I know how to sketch a graph when there are two real roots, and I have attached a solution that is the way I Iearnt to do it, by substituting values in, factorising/solving for x coordinates, then substituting x into the equation to find the y coordinates.
However, how would I do it if there were A) 1 real root, and B) 0 real roots? I know that if there are no real roots, then b^2-4ac is equal to 0. I don't know how you would go about solving (and doing what I do in this example) when there are no real roots though. Same goes for if there is 1 real root, but I don't have a clue how you would solve for x and y crossover coordinate points, and I don't know how you would do something like this solution when there is 1 real root. Please could somebody explain how you do like what I do in this solution (when there are two real roots), but when there are A) 0 real roots and B) 1 real root?? The book has no other examples. Thanks, it would be greatly appreciated.

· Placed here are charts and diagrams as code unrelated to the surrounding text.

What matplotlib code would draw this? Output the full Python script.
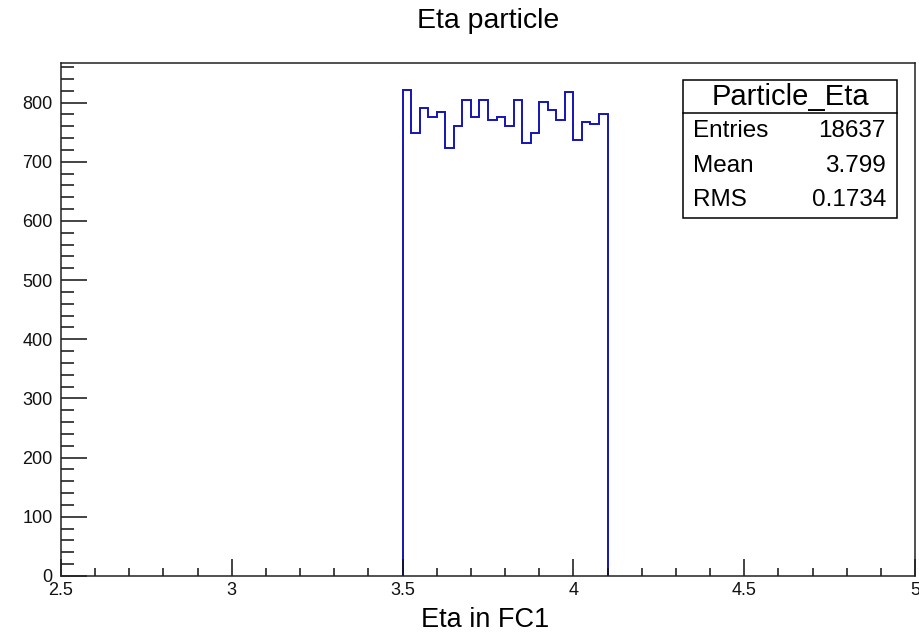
import numpy as np
import matplotlib.pyplot as plt
from matplotlib.patches import Rectangle
from matplotlib.ticker import MultipleLocator

plt.rcParams['font.family'] = ['Liberation Sans', 'DejaVu Sans']

# eta histogram, 24 bins of 0.025 starting at 3.5
bin_lo = 3.5
bin_width = 0.025
counts = [822, 749, 791, 775, 784, 723, 761, 804, 775, 804, 771, 775,
          761, 804, 732, 749, 801, 788, 771, 818, 737, 767, 764, 781]

hist_name = "Particle_Eta"
stat_names = ["Entries", "Mean", "RMS"]
stat_values = ["18637", "3.799", "0.1734"]

edges = bin_lo + bin_width * np.arange(len(counts) + 1)

W, H = 919, 637
fig = plt.figure(figsize=(W / 100, H / 100), dpi=100)
ax = fig.add_axes([61 / W, 1 - 576 / H, (915 - 61) / W, (576 - 63) / H])

ax.stairs(counts, edges, baseline=0, color='#1414b4', linewidth=1.4)

ax.set_xlim(2.5, 5)
ax.set_ylim(0, 867)
ax.xaxis.set_major_locator(MultipleLocator(0.5))
ax.xaxis.set_minor_locator(MultipleLocator(0.1))
ax.yaxis.set_major_locator(MultipleLocator(100))
ax.yaxis.set_minor_locator(MultipleLocator(20))
ax.set_xticks([2.5, 3, 3.5, 4, 4.5, 5])
ax.set_xticklabels(["2.5", "3", "3.5", "4", "4.5", "5"])

ax.tick_params(axis='both', which='both', direction='in', top=False, right=False,
               colors='#111111', labelsize=13, width=1.1)
ax.tick_params(axis='x', which='major', length=12, pad=4)
ax.tick_params(axis='x', which='minor', length=6)
ax.tick_params(axis='y', which='major', length=19, pad=6)
ax.tick_params(axis='y', which='minor', length=9.5)
for sp in ax.spines.values():
    sp.set_linewidth(1.1)
    sp.set_color('#222222')

# title and axis title
fig.text(488 / W, 1 - 21 / H, "Eta particle", ha='center', va='center', fontsize=20.5)
fig.text(485 / W, 1 - 620 / H, "Eta in FC1", ha='center', va='center', fontsize=19.5)

# stats box
bx0, bx1, by0, by1, bsep = 683, 897, 80, 218, 113
fig.patches.append(Rectangle((bx0 / W, 1 - by1 / H), (bx1 - bx0) / W, (by1 - by0) / H,
                             transform=fig.transFigure, facecolor='white',
                             edgecolor='black', linewidth=1.1, zorder=5))
fig.add_artist(plt.Line2D([bx0 / W, bx1 / W], [1 - bsep / H, 1 - bsep / H],
                          transform=fig.transFigure, color='black', linewidth=1.1, zorder=6))
fig.text((bx0 + bx1) / 2 / W, 1 - 97 / H, hist_name, ha='center', va='center',
         fontsize=21, zorder=7)
for i, (name, val) in enumerate(zip(stat_names, stat_values)):
    yc = 1 - (131 + 34.5 * i) / H
    fig.text(693 / W, yc, name, ha='left', va='center', fontsize=17.5, zorder=7)
    fig.text(886 / W, yc, val, ha='right', va='center', fontsize=17.5, zorder=7)

fig.savefig('out.png', dpi=100)
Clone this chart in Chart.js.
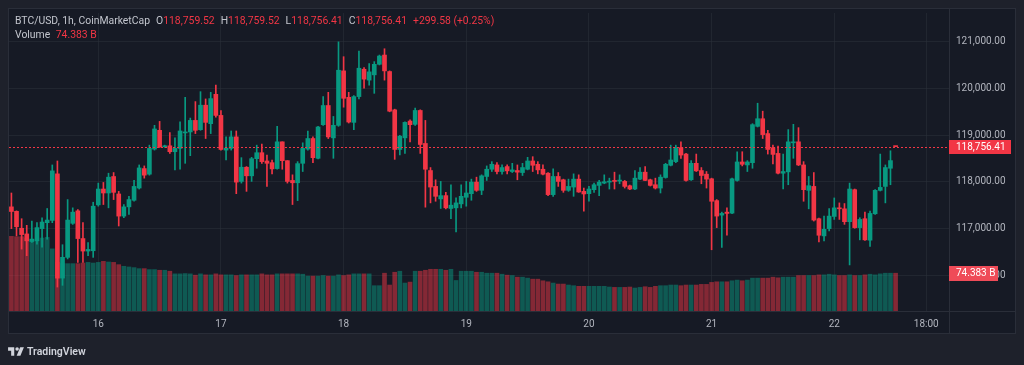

For 0 real roots, the parabola is strictly above the x-axis. Discriminant is b2−4ac<0
For 1 real root (or repeated roots, in other words), the vertex of the parabola touches the x-axis (ie is tangent to it). Discriminant is b2−4ac=0
For 2 real roots, the parabola strictly intersects the x-axis at 2 different points as in the example above. Discriminant is b2−4ac>0
Everything else is just the matter of labelling, such as the y-intercept which is just the constant of the equation (or when x=0).
How would I use something like the solution I attached in order to find out where the x coordinate and y coordinate is on one with 1 real root? And how would I use that solution method to work out the y coordinate when there are no real roots? Is it just the same as the solution I attached, but you miss a few steps because there is only 1 x crossover point coordinate (with 1 real root), and no x crossover point (with no real roots)?
How would I use something like the solution I attached in order to find out where the x coordinate and y coordinate is on one with 1 real root? And how would I use that solution method to work out the y coordinate when there are no real roots? Is it just the same as the solution I attached, but you miss a few steps because there is only 1 x crossover point coordinate (with 1 real root), and no x crossover point (with no real roots)?
What are you actually asking? I don't understand.
The method is always the same. The discriminant tells you how many real roots there are, then you solve the quadratic to get the roots, then you plug in x=0 to see where the parabola crosses the y-axis, note those points down on a graph, and sketch the parabola. If you want accuracy then you'd need to find the vertex as well which is a simple case of completing the square.
The method is always the same. The discriminant tells you how many real roots there are, then you solve the quadratic to get the roots, then you plug in x=0 to see where the parabola crosses the y-axis, note those points down on a graph, and sketch the parabola. If you want accuracy then you'd need to find the vertex as well which is a simple case of completing the square.
That's what I wanted to know. I was wondering if you always found the number of real roots, then solved quadratic, plugged in x=0, etc. Thanks.
What do you mean by "if you want accuracy"? What is a vertex? Sorry for my bad explanation of my question.